(Records from a collection)
********

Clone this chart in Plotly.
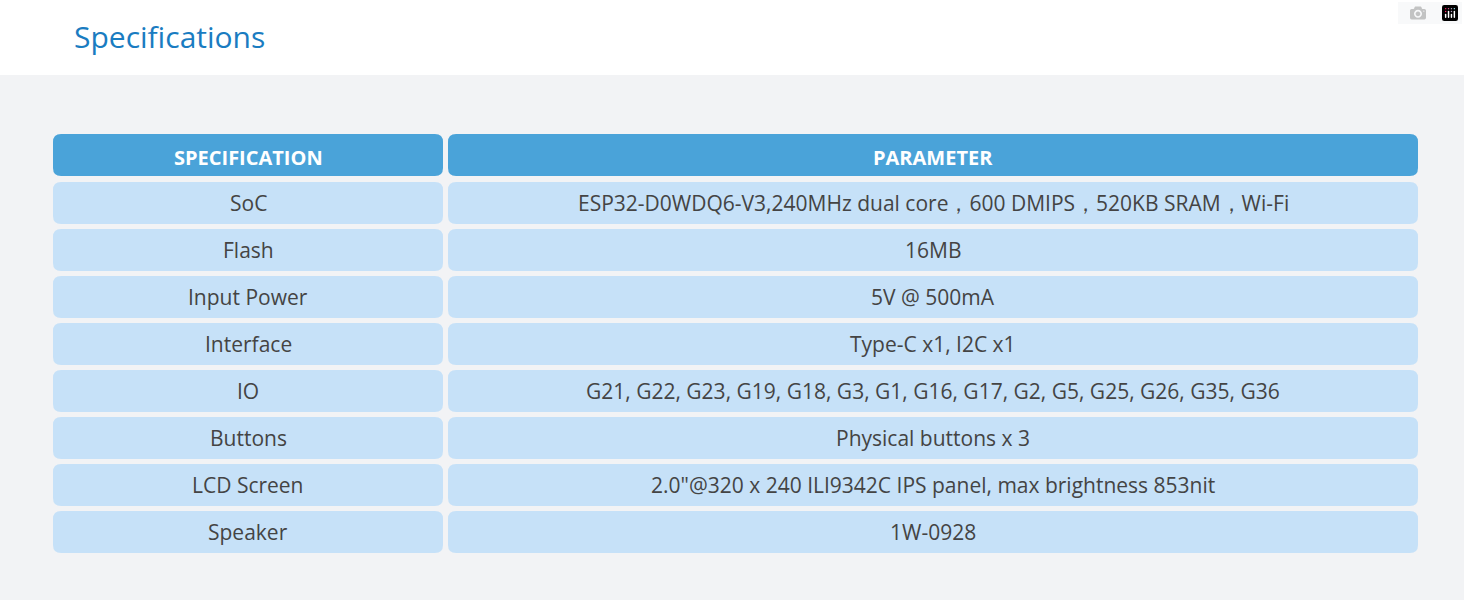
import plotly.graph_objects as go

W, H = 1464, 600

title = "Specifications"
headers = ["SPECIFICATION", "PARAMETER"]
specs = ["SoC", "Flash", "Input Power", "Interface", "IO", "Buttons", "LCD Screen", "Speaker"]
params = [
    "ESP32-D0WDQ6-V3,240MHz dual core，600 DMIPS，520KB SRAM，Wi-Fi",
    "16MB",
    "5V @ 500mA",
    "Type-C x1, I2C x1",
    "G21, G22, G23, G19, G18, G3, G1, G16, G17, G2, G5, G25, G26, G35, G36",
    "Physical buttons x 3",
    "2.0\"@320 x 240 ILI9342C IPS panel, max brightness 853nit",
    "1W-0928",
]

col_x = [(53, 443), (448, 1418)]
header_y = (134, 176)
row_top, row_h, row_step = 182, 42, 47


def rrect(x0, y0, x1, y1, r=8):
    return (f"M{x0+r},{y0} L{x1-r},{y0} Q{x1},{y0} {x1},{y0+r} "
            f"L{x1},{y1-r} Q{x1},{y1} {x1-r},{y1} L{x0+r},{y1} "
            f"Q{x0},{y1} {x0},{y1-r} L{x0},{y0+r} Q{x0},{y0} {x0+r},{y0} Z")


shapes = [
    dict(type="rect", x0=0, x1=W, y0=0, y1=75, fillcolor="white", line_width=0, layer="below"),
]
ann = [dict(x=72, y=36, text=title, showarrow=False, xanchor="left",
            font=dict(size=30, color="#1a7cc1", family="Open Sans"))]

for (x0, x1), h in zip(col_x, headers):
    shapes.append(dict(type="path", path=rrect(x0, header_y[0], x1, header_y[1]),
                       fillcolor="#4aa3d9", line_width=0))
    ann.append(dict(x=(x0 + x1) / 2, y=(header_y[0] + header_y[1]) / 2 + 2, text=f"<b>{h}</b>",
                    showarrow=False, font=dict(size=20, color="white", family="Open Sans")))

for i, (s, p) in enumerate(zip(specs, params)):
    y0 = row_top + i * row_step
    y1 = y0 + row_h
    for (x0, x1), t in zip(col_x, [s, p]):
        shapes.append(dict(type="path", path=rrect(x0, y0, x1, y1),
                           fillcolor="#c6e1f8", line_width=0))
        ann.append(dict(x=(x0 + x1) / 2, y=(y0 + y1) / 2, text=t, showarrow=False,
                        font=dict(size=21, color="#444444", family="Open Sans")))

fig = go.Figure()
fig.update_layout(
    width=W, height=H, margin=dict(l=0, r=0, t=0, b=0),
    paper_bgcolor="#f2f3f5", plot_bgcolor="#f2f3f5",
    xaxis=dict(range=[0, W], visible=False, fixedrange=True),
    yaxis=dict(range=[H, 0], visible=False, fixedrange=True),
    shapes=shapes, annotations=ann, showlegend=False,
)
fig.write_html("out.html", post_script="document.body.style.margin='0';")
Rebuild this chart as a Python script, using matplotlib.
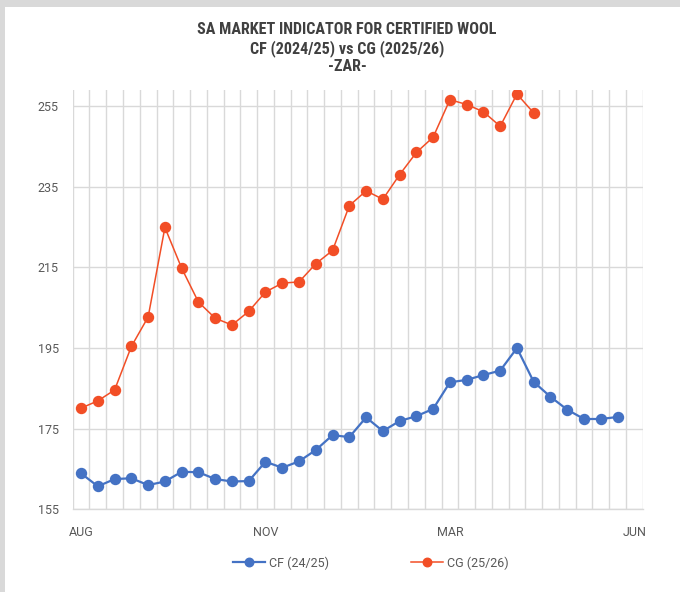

********

## What you have to do
Scan the lines above for "chart", then copy every one that has it.

## Completed exercise
Clone this chart in Plotly.
Rebuild this chart as a Python script, using matplotlib.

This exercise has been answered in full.